I was 18 in 1981
I knew I didn’t want to be a wife, a secretary, an accountant, a person doing a job to earn money to live in a home and go on holiday. I tried to find things that I really wanted to do. Travel and see the world? Not really, it may be fabulous but what’s the point in that? It’s just hedonistic, and I didn’t want to do things just to make myself happy. Maybe I should want to be the prime minister? No, I didn’t want to be important.

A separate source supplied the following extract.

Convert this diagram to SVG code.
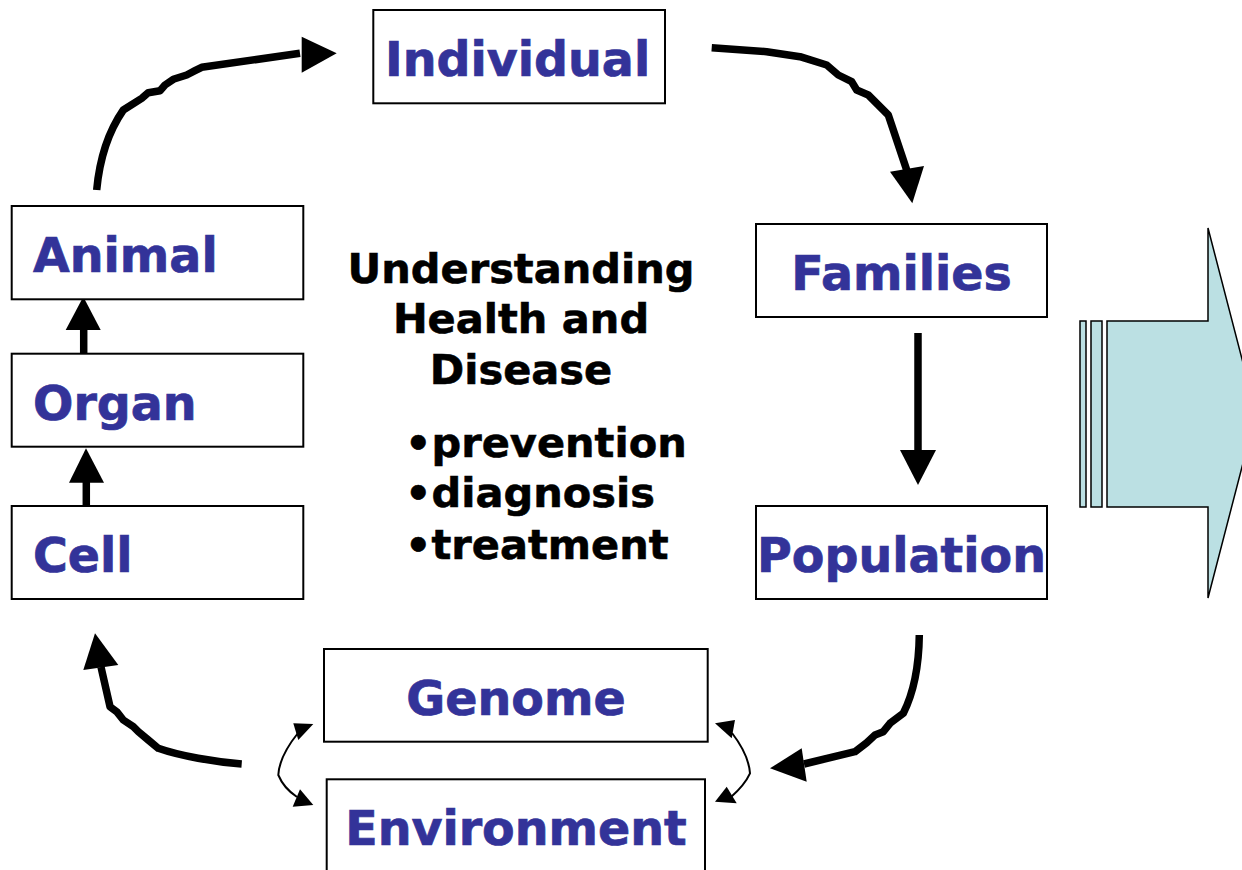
<svg xmlns="http://www.w3.org/2000/svg" width="1242" height="870" viewBox="0 0 1242 870">
<style>
.box{fill:#ffffff;stroke:#000000;stroke-width:2}
.lbl{font-family:"DejaVu Sans",Verdana,sans-serif;font-weight:bold;font-size:47.5px;fill:#333399;stroke:#333399;stroke-width:0.7}
.ctr{font-family:"DejaVu Sans",Verdana,sans-serif;font-weight:bold;font-size:41.5px;fill:#000000;stroke:#000000;stroke-width:0.6}
.thick{fill:none;stroke:#000000;stroke-width:7.5;stroke-linejoin:round}
.thin{fill:none;stroke:#000000;stroke-width:2}
.head{fill:#000000;stroke:none}
.big{fill:#BBE0E3;stroke:#000000;stroke-width:1.5;stroke-linejoin:miter}
</style>
<rect width="1242" height="870" fill="#ffffff"/>
<g id="connectors">
<path class="thick" d="M96.7,190 C99,165 106,135 123.3,110 L141.7,98.3 L148.3,92.7 L160,90.7 L165,85 L173.3,79.3 L186.7,75 L195,70.7 L201.7,67.3 L300,53.3"/>
<polygon class="head" points="301.7,36.7 336.7,53.3 301.7,72.7"/>
<path class="thick" d="M711.7,47.7 L766.7,51.7 L800,56.7 L826.7,65 L838.3,75 L851.7,81.7 L856.7,90 L868.3,95 L878.3,105 L888.3,115 L906.7,170"/>
<polygon class="head" points="890,171.7 924,166 912.3,203.3"/>
<path class="thick" d="M918,333 L918,452"/>
<polygon class="head" points="900,450 936,450 918,485"/>
<path class="thick" d="M919.3,635 C919,660 915,690 903.3,713.3 L890,723.3 L883.3,731.7 L875,735 L866.7,742.7 L855,751.7 L804,764"/>
<polygon class="head" points="801.7,748.3 806.7,781.7 770,768.3"/>
<path class="thick" d="M241.7,764 C215,762 180,756 158.3,748.3 L148.3,740 L138.3,731.7 L133.3,726.7 L123.3,720 L116.7,711.7 L110,706.7 L101,667"/>
<polygon class="head" points="95,633.3 83.3,670 118.3,665"/>
<path class="thick" d="M83.7,354 L83.7,328"/>
<polygon class="head" points="83.3,296.7 65.7,330 100.7,330"/>
<path class="thick" d="M86.3,506 L86.3,480"/>
<polygon class="head" points="86,448.3 69,482.7 104,482.7"/>
<path class="thin" d="M298,733 C286,748 279,762 278.3,775 C282,784 288,791 297,797"/>
<polygon class="head" points="293.3,723.3 313.3,724 298.3,740"/>
<polygon class="head" points="300,789.3 292.7,806.7 313.3,805"/>
<path class="thin" d="M732,733 C742,746 749,760 750,773.3 C746,782 740,789 731,797"/>
<polygon class="head" points="715,723.3 735,720 731.7,738.3"/>
<polygon class="head" points="715,801.7 726.7,786.7 736.7,803.3"/>
</g>
<g id="bigarrow">
<rect class="big" x="1080" y="321" width="6" height="186"/>
<rect class="big" x="1091" y="321" width="11" height="186"/>
<polygon class="big" points="1107,321 1208,321 1208,228 1256,413 1208,598 1208,507 1107,507"/>
</g>
<g id="individual">
<rect class="box" x="373.3" y="10" width="291.7" height="93.3"/>
<text class="lbl" x="385" y="76">Individual</text>
</g>
<g id="animal">
<rect class="box" x="11.7" y="206" width="291.6" height="93.3"/>
<text class="lbl" x="33" y="272">Animal</text>
</g>
<g id="organ">
<rect class="box" x="11.7" y="353.7" width="291.6" height="93"/>
<text class="lbl" x="33" y="420">Organ</text>
</g>
<g id="cell">
<rect class="box" x="11.7" y="506" width="291.6" height="93"/>
<text class="lbl" x="33" y="572">Cell</text>
</g>
<g id="families">
<rect class="box" x="756" y="224" width="291" height="93"/>
<text class="lbl" x="901.5" y="290" text-anchor="middle">Families</text>
</g>
<g id="population">
<rect class="box" x="756" y="506" width="291" height="93"/>
<text class="lbl" x="901.5" y="572" text-anchor="middle">Population</text>
</g>
<g id="genome">
<rect class="box" x="324" y="649" width="383.7" height="92.7"/>
<text class="lbl" x="516" y="715" text-anchor="middle">Genome</text>
</g>
<g id="environment">
<rect class="box" x="326.7" y="779.3" width="378.3" height="100"/>
<text class="lbl" x="516" y="845" text-anchor="middle">Environment</text>
</g>
<g id="center-text">
<text class="ctr" x="521" y="283" text-anchor="middle">Understanding</text>
<text class="ctr" x="521" y="333" text-anchor="middle">Health and</text>
<text class="ctr" x="521" y="384" text-anchor="middle">Disease</text>
<text class="ctr" x="405" y="457">•prevention</text>
<text class="ctr" x="405" y="507">•diagnosis</text>
<text class="ctr" x="405" y="559">•treatment</text>
</g>
</svg>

I would walk out onto the Cotswold hills at night, sit watching the lights flickering over Wales in the distance. Sit in my Paddington bear duffle coat, which I loved, alone on the hillside in the dark thinking that the world was beautiful but there was nothing I wanted from it or could give to it. These thoughts were at once profoundly peaceful and sad. I would cry because there was nothing that I wanted to do or be. I had no vision or desire for a future. These thoughts were mine, I shared them with no one, I did all the things I believed you were supposed to do, ate, slept, went to school, studied, looked at universities to go to. But it all felt like an act for the purpose of fitting in, not worrying anyone with my complete lack of interest in anything.
One March morning I walked out of school and went home. My parents both at work, one brother at Salford University another living in Didcot. Just me at my parents home. Warm, comfortable full of good memories. This was enough, this was all I needed, nothing more.
I collected all the pills I could find in the house. Had a hot bubble bath to clean my body for whoever had to deal with it afterwards. Took off the earings and necklace that I always wore. Carefully, neatly, placed them by my bed. Put on my pyjamas and my favourite hand knitted (by me) aran jumper. Went into the front room and put “Closer” on the hifi at a really high volume. I loved Closer, so beautiful. It took 3 pints of lemon squash to down all those pills. Pills are dry. Unpleasant to swallow.
I curled up on the sofa and fell asleep. Ian sang “Existence well what does it matter? I exist on the best terms I can.”
I woke up 3 days later in Frenchay Hospital. My first thoughts were “Shit, I’m still here, and now everyone knows I don’t want to be here”. The nurses had no trouble showing their disdain for someone taking up a valuable hospital bed when there are genuinely sick people around. Another girl on the ward had a broken leg and she persuaded me to push her wheelchair as fast as possible up and down the corridors. She was full of life, positively glowed and kept me away from the hissing nurses.
I was allowed home after a couple of days ‘observations’ and required to have weekly meetings with a psychiatrist as an alternative to being sectioned into an insane asylum. Charming. I’d rather not be in an asylum. Waking up in Frenchay was like being born again. Not in a Christian ‘I’ve seen the light’ way.